Pashtunwali promotes self-respect, independence, justice, hospitality, love, forgiveness, revenge and tolerance toward all (especially to strangers or guests). It is considered a personal responsibility of every Pashtun to discover and rediscover Pashtunwali’s essence and meaning.
It is the way of the Pathans. We have melmestia, being a good host, nanawatai, giving asylum, and badal, vengeance. Pashtuns live by these things.
—Abdur, A character in Morgen’s War
From left to right: Jamaluddin Badar, Nuristan governor, Fazlullah Wahidi, Kunar governor, Gul Agha Sherzai, Nangarhar governor, and Lutfullah Mashal, Langhman governor, listen to speakers during the first regional Jirga to talk about peace, prosperity and the rehabilitation of Afghanistan.
1.Melmastia (hospitality) – Showing hospitality and profound respect to all visitors, regardless of distinctions of race, religion, national affiliation as well as economic status and doing so without any hope of remuneration or favour. Pashtuns are widely considered to be the most hospitable people in the world and a Pashtun will go to great extents to show his hospitality.
2.Nanawatai (asylum) – Derived from the verb meaning to go in, this is used for protection given to a person who requests protection against his/her enemies. The people are protected at all costs, in many cases even people running from the law must be given refuge until the situation is clarified. It can also be used when the vanquished party is prepared to go in to the house of the victors and ask for their forgiveness. (Is a peculiar form of “chivalrous” surrender, in which an enemy seeks “sanctuary” at his enemy’s house).
3.Badal (justice) – To seek justice or take revenge against the wrongdoer. This applies to injustices committed yesterday or 1000 years ago if the wrongdoer still exists. Justice in Pashtun lore needs elaborating: even a mere taunt (or “Paighor”) is regarded as an insult – which can only usually be redressed by shedding of the taunter’s blood (and if he isn’t available, then his next closest male relation). This in turn leads to a blood feud that can last generations and involve whole tribes with the loss of hundreds of lives. Normally blood feuds in this all male dominated setup are then settled in a number of ways.

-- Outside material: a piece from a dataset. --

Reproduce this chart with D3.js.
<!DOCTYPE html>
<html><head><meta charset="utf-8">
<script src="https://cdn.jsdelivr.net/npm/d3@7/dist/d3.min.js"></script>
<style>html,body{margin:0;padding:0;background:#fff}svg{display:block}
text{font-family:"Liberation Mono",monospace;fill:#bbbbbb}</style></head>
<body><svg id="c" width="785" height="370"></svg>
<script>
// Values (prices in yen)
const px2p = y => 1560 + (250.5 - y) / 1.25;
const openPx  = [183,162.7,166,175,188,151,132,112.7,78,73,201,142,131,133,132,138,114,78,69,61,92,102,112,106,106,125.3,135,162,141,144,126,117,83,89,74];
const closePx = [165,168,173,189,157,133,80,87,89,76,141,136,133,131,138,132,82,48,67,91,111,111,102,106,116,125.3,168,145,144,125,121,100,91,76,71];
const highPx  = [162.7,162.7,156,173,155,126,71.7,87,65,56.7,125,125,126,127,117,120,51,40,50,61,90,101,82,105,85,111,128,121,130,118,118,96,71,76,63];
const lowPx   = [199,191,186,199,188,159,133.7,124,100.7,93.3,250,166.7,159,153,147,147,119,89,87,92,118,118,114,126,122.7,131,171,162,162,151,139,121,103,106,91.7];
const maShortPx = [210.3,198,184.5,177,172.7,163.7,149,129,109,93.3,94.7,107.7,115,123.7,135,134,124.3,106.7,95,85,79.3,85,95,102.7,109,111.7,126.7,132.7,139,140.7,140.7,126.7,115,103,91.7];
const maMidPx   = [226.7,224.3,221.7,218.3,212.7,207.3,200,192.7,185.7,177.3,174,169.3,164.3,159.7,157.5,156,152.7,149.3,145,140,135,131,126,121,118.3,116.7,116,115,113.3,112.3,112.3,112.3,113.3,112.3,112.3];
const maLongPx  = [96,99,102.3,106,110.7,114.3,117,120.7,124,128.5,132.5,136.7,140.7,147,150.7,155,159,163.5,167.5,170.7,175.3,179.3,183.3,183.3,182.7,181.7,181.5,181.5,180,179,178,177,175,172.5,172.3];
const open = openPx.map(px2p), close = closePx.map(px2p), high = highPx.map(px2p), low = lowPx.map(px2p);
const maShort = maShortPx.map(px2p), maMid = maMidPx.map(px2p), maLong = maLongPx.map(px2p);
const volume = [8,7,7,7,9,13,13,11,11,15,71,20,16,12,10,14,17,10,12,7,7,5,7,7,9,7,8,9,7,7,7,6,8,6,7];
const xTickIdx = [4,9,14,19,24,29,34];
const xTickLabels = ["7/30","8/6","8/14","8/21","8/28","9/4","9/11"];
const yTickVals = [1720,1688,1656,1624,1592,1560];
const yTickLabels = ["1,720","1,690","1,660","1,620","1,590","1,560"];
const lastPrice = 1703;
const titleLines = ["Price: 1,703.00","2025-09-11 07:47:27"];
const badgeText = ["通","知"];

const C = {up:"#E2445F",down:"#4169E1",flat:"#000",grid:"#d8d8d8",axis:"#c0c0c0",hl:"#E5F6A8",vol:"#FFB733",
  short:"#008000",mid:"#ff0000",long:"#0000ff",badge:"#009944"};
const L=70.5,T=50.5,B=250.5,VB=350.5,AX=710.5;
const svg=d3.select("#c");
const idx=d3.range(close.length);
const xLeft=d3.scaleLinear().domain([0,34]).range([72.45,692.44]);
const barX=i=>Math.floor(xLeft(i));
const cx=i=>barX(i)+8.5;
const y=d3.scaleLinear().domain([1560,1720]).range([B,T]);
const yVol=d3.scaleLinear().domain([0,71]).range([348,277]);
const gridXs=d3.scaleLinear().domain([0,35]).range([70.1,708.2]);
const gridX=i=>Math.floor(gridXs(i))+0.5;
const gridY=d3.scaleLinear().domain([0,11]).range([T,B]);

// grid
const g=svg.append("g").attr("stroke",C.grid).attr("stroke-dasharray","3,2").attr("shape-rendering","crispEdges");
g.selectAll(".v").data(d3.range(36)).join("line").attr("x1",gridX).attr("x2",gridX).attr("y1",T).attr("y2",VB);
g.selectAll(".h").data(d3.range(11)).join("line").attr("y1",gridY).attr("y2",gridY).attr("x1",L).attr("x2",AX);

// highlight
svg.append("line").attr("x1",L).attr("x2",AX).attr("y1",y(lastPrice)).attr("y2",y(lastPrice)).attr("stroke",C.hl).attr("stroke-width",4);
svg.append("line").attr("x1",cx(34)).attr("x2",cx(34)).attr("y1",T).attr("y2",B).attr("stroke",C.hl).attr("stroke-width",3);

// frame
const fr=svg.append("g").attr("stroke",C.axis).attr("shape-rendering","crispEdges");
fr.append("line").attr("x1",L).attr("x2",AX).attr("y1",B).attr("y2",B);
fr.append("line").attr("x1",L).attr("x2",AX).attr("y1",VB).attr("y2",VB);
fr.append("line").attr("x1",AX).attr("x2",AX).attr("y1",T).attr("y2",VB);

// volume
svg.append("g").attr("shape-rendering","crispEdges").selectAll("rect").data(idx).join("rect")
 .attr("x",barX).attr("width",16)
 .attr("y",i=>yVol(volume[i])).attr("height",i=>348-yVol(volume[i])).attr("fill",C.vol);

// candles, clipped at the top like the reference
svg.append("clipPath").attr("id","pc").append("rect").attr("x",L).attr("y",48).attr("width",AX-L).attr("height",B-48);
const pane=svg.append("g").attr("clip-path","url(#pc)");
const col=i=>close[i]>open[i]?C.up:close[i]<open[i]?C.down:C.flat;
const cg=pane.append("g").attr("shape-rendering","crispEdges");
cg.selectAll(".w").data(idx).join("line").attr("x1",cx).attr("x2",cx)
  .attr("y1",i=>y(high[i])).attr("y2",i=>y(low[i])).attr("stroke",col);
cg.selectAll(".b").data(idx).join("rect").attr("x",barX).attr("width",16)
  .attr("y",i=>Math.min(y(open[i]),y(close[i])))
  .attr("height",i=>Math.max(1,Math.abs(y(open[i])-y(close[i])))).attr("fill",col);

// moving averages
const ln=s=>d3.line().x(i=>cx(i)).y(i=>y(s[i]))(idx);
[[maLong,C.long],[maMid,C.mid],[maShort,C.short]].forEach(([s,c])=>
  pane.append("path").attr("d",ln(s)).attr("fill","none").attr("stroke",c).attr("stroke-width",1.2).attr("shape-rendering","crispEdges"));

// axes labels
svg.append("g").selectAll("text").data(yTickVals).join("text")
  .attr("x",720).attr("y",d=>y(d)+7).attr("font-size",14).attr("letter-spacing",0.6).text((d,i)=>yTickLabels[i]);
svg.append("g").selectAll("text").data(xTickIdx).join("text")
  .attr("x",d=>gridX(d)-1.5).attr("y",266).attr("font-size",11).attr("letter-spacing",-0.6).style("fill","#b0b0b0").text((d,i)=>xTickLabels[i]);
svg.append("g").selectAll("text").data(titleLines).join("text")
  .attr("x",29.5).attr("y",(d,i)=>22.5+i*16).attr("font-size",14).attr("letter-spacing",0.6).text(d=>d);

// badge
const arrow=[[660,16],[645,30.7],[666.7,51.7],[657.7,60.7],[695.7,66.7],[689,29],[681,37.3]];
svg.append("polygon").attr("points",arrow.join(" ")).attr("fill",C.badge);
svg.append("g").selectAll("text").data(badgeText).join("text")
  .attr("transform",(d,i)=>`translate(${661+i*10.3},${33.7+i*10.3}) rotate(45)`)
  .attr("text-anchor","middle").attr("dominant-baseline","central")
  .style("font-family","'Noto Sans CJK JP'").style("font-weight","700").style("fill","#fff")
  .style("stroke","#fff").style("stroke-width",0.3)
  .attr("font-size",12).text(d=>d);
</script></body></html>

4.Tureh (bravery) – A Pashtun must defend his land/property, family and women from incursions wherever he or she might reside. A Pashtun should always stand brave against tyranny and he should always be able to defend his property, family, women and the honour of his name. Death can follow if anyone mistreats these traits.
5.Sabat (loyalty) – Loyalty must be paid to one’s family, friends, and tribe members. Loyalty is a must and a Pashtun can never become disloyal as this would be utterly shameful towards themselves and their families.
6.Imandari (righteousness) – A Pashtun must always strive towards thinking good thoughts, speaking good words and doing other good deeds. Pashtuns must behave respectfully towards all creations including people, animals and the environment around them. Pollution of the environment or its destruction is against the Pashtunwali.
7.Isteqamat – Trust in God (known as “Allah” in Arabic and “Khudai-ta-Allah” in Pashto). The notion of trusting in the one Creator generally comports to Islamic idea of belief in only one God (tawheed).
8.Ghayrat (self honour or dignity) – Pashtuns must maintain their human dignity. Honour has great importance in Pashtun society and most other codes of life are aimed towards the preservation of one’s honour or pride. They must respect themselves and others in order to be able to do so, especially those they do not know. Respect begins at home, among family members and relatives.
9.Namus (Honor of women) – A Pashtun must defend the honor of Pashtun women at all costs and must protect them from vocal and physical harm.